### INSTRUCTIONS FOR THE TASK
Copy every line with the string "script" in it.

○ ○ ○ ○ ○

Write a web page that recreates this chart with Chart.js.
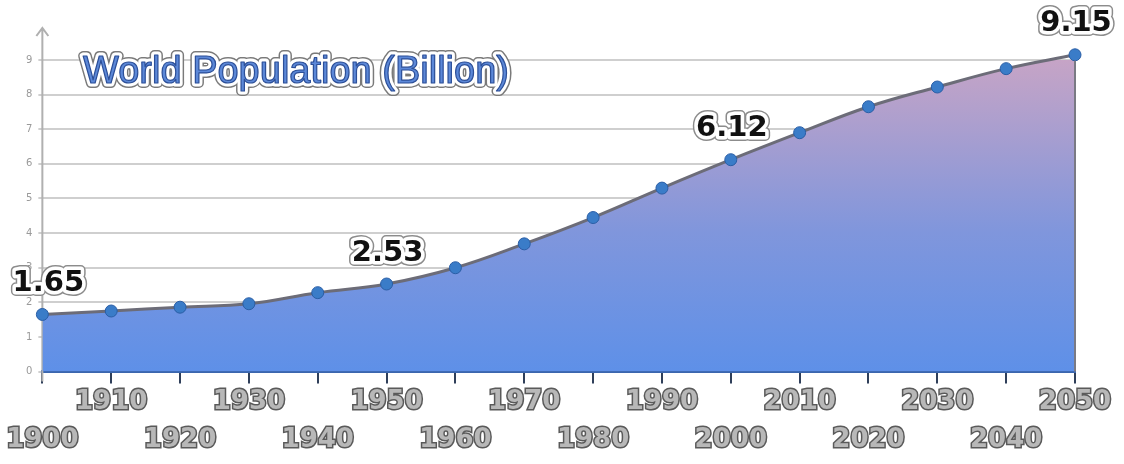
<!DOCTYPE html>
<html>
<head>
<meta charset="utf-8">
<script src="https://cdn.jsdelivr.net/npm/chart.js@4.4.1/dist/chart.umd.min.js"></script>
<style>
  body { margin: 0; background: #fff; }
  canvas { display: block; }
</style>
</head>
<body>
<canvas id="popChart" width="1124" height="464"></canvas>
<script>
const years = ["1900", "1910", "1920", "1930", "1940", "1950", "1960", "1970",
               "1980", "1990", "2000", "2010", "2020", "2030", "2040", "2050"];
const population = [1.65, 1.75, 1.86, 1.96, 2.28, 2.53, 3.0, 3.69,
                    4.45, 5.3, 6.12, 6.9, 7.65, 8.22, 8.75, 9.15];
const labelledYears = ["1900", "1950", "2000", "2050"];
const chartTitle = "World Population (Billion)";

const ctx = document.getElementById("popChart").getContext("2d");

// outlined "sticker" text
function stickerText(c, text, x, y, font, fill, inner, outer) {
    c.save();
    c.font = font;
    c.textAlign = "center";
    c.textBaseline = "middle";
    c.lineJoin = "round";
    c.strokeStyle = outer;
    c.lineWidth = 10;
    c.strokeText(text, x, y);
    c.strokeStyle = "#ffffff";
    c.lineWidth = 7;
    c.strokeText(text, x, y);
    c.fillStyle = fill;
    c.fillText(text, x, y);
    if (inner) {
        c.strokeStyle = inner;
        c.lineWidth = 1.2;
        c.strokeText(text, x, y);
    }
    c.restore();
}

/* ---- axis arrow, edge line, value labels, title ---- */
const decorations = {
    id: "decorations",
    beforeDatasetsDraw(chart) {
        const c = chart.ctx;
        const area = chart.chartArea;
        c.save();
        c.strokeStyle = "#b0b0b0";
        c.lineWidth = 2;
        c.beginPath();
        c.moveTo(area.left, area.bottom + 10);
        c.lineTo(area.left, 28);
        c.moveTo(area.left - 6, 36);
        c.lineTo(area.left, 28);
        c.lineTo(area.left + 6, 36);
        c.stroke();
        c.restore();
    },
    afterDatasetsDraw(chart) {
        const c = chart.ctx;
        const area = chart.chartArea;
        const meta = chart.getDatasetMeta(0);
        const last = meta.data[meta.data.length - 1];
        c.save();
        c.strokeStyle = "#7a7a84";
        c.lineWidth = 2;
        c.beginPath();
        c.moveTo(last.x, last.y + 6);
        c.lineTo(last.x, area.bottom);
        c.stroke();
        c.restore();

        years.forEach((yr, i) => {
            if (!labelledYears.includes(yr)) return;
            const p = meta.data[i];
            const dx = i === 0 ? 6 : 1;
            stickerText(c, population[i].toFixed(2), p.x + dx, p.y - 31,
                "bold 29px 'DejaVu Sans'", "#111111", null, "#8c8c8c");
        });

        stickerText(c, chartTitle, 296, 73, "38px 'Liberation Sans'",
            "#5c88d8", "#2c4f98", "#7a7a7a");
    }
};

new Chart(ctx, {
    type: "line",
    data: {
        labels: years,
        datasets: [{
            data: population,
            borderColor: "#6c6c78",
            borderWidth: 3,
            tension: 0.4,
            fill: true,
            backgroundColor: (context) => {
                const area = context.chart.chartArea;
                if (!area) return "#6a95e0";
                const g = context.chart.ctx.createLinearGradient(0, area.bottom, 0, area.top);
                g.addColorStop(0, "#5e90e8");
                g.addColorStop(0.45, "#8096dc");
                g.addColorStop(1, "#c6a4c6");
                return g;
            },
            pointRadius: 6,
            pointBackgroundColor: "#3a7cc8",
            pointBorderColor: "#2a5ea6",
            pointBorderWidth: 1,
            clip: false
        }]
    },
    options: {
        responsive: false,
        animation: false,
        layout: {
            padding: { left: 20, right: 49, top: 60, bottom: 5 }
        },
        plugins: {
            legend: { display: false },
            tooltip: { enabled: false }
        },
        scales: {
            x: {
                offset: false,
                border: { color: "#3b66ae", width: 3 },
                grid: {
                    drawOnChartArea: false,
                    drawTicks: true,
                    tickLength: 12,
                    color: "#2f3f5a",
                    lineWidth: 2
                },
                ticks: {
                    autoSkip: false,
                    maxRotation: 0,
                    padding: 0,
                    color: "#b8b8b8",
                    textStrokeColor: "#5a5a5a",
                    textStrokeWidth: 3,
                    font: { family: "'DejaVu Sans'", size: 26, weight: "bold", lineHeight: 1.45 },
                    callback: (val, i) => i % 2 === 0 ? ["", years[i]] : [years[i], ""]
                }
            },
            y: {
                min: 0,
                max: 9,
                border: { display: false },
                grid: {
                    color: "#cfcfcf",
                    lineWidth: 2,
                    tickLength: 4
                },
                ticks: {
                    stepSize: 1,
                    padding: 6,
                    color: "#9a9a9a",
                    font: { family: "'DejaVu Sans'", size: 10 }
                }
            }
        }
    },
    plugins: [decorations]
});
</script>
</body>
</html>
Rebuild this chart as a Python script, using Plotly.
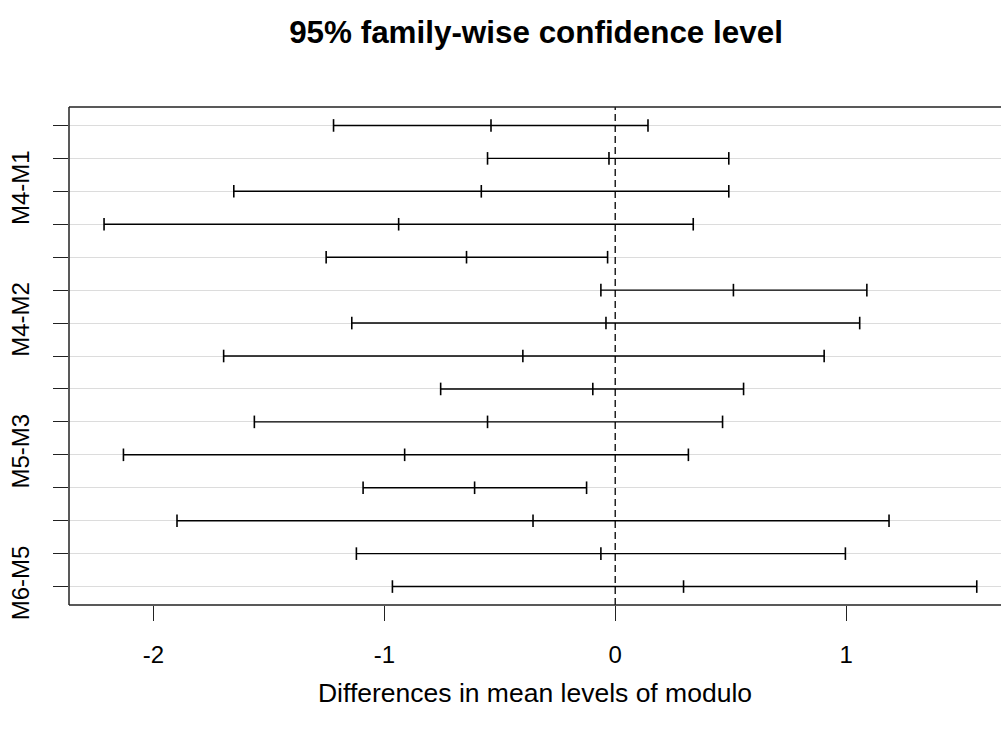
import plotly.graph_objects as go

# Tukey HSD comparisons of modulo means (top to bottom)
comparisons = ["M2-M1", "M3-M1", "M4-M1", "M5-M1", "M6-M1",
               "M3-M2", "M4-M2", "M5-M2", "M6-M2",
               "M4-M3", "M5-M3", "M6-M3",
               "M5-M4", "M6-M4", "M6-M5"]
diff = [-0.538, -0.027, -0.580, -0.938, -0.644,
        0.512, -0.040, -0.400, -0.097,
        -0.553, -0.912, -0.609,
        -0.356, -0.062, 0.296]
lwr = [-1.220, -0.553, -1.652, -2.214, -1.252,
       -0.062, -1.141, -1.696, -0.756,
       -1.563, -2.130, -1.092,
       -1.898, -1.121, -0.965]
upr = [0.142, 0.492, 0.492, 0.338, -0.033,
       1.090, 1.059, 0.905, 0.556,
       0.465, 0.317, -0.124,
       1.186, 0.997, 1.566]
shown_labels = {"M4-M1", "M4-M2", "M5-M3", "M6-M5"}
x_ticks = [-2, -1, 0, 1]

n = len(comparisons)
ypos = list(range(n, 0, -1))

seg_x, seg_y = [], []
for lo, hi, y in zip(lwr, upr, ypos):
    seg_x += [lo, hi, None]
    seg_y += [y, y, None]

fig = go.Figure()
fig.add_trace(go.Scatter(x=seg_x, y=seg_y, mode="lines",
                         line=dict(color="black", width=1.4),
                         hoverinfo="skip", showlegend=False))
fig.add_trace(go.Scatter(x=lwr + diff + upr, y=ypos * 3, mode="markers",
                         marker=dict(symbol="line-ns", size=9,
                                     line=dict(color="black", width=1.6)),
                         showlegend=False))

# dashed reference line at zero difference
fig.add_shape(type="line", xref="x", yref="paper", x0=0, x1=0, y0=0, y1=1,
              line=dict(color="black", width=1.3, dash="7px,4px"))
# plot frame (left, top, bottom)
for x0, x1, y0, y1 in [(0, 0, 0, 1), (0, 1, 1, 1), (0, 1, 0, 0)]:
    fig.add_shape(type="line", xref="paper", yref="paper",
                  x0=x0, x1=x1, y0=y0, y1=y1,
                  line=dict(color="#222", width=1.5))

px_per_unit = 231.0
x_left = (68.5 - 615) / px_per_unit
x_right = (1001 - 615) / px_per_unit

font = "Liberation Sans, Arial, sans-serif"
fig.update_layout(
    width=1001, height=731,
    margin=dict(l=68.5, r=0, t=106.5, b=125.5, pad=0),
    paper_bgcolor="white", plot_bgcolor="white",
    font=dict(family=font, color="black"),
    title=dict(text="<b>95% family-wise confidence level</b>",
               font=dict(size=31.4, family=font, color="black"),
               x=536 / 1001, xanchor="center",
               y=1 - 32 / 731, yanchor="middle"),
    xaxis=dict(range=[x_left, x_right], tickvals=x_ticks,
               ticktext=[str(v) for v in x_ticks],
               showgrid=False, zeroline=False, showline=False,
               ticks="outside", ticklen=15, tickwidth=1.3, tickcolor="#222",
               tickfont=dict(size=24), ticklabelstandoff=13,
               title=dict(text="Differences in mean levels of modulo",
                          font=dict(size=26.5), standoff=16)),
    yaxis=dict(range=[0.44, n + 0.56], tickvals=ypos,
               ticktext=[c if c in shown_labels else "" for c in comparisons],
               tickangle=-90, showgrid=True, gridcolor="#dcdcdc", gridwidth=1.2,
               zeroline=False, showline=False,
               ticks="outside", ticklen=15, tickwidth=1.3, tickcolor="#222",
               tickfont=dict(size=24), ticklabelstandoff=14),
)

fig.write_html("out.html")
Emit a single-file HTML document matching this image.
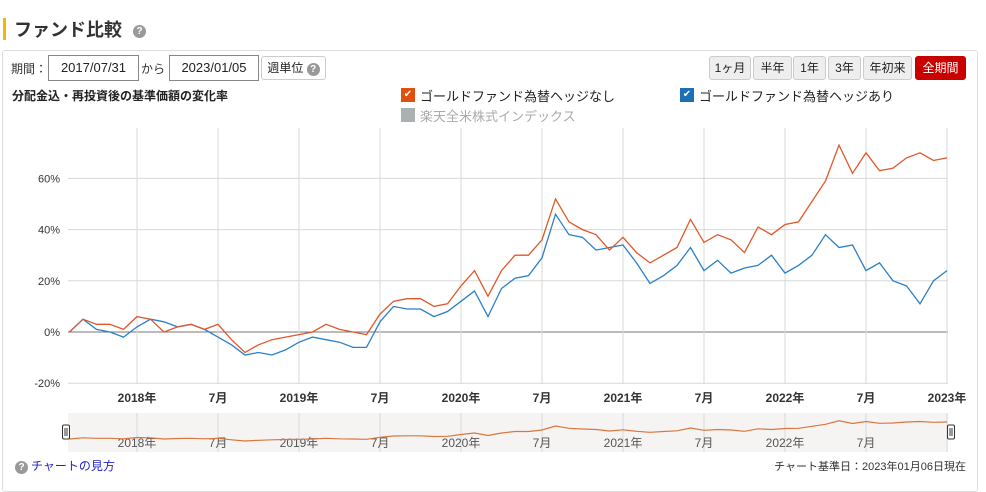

○ ○ ○ ○ ○

### SOLUTION
<script src="https://cdn.jsdelivr.net/npm/chart.js@4.4.1/dist/chart.umd.min.js"></script>
<script>
</script>
Rebuild this chart as a Python script, using Plotly.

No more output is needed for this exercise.